Just began my WoT re-read, I sense a lot of braid pulling in my future!
Just began my WoT re-read, I sense a lot of braid pulling in my future!
I agree. I just finished this. I was thrown initially by spending so much time with the tribe girl (forget her name) rather than Gair. I didn't quite understand the need to re-hash the previous book, this time from Savin's POV. Are we just meant to fear him more now? Couldn't she have woven that in to the first book and saved us 30% of the second ...? I'm not sure what Tanith (sp?) is either. What's the point of having her walk through that wood? Padding a story out with antics while getting from A to B is a bit 80's. The first book was a cracker. Of course, that makes book two tough but I was a bit disappointed nonetheless.
I'm still reading Malice by John Gywnne, sneaking the odd look at Frontier Fortress by Myke Cole and this weekend I dived back 30+ years to revisit a Moorcock classic, The Bull and the Spear. It had aged less well than I hoped but better than I feared: http://www.goodreads.com/review/show/149073954
Wrong Mark, Kazz, but I have a copy of that as well, so I can throw my opinion in.Hey Mark, How is Malice holding up? I been hoping thats a good one.
So far, so good. Quite traditional Fantasy but I like what I've read so far.
In fact, like Miles Cameron's Red Knight (also on the go), they're two of the strongest debuts I've read for a while.
Old school Fantasy, very well done.
(Hope that helps!)
Mark
I've been slow to get into it. I find very little time to read in any event and it's a big fat book. Quite traditional fantasy with a YA flavor perhaps.
I'll say it's what I imagine might result if Michael Sullivan had written A Game of Thrones! And Sullivan has a big following, and Game of Thrones is 'quite' popular, so I'm hoping John has a hit on his hands.
I finished Red Knight by Miles Cameron and while I loved it quite a lot and will be in my top 25 of the year, I think that Anthony Ryan's Blood Song (which is still the number one debut of the year and also the best fantasy debut since Name of the Wind) is a stronger debut, while David Hair's Mage's Blood is another one which I may rate slightly higher, though i may rate this one higher...
I opened a new thread with detailed thoughts, while a full review will be posted on FBC by Nov 1.

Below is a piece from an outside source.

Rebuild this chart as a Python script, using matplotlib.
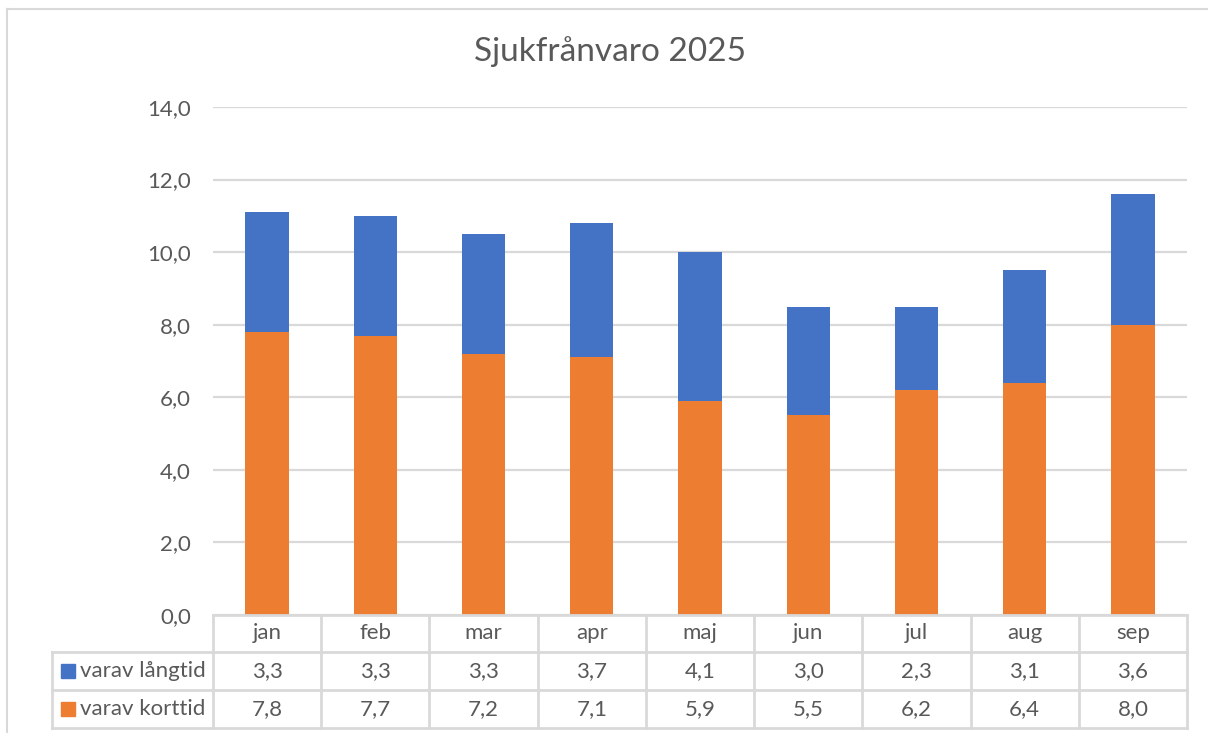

Don't get many opportunities to post now [though I check regularly]. This month I read....
K. J. Parker, Sharps: This was the first Parker I'd read, and on its strength ... well, I'd definitely say I'd try more, though I'm not exactly a convert. It was funny in a bleak way, and like a lot of good bleak humour it often slipped round me with a moment of profound horror or sadness using the same dry, laconic style with which it delivered its dry, laconic funnies. It was also interesting to see ... how to put this? some of the set-dressings of epic fantasy used to tell a story that was in most [most] ways so aggressively non-fantastical. And I liked the way it highlighted the dangers of political power games played by those far-removed from the places where these games will be played out, both in the relentless emphasis the plot puts on mistakes and, and this is more of a tonal thing, in the way it would hold back, building and building as a novel of pointed manners and then exploding in these horrific, unthinkable outbursts that these manners have brought about.
But Parker is, almost by necessity, maybe, kind of cold. No, not cold, but maybe "removed". And that's a great style, but it's not one that works for me particularly well. It worked for me here a lot better than I was expecting, and I got very involved with the characters throughout. It's just not a story I find it easy to get really worked up about. I admire it, a lot; I think people should read it. But it's not the sort of story you hold too close; that's just not how it works, I don't think.
Seanan McGuire, Ashes of Honor: Some of the writing is still repetitive, reminding the reader of what's going on too often. Some of the banter still outstays its welcome [though it crackles when it's on.] The villains still get all mustache-twirly whenever they get the chance. But this installment of the ongoing October Daye series helped me to realize that I don't care. I just really like these. I like the heroine, and I like the supporting cast. One plot element is getting rather old, having been central to three books now [it's a particular villainous ploy of which McGuire is fond], but this particular plot trick plays very directly into the heroic and familial ideals which stand at the heart of the series for me. The books come from such a place of warmth, even though they're perfectly willing to admit of nastyness. Reading them is very emotionally rewarding, like a guaranteed warm-fuzzy.
Also finished Ian Tregillis' The Coldest War and Daniel Abraham's The King's Blood, and in case I don't end up saying anything else about them they were great. Both series seem to me to still be underread.
Thanks very much to Suciul and the Marks Lawrence and Hobbit for their thoughts on Malice and The Red Knight. Very interested in both of these.
I finished what turned out to be a top five vampire novel for me during the power outage (thankfully I had a book light!) - Fevre Dream by GRRM. Great characters, mood and everything. Loved it.
Yesterday I started Red Country by Joe Abercrombie. Some of you 'round here may have heard of him.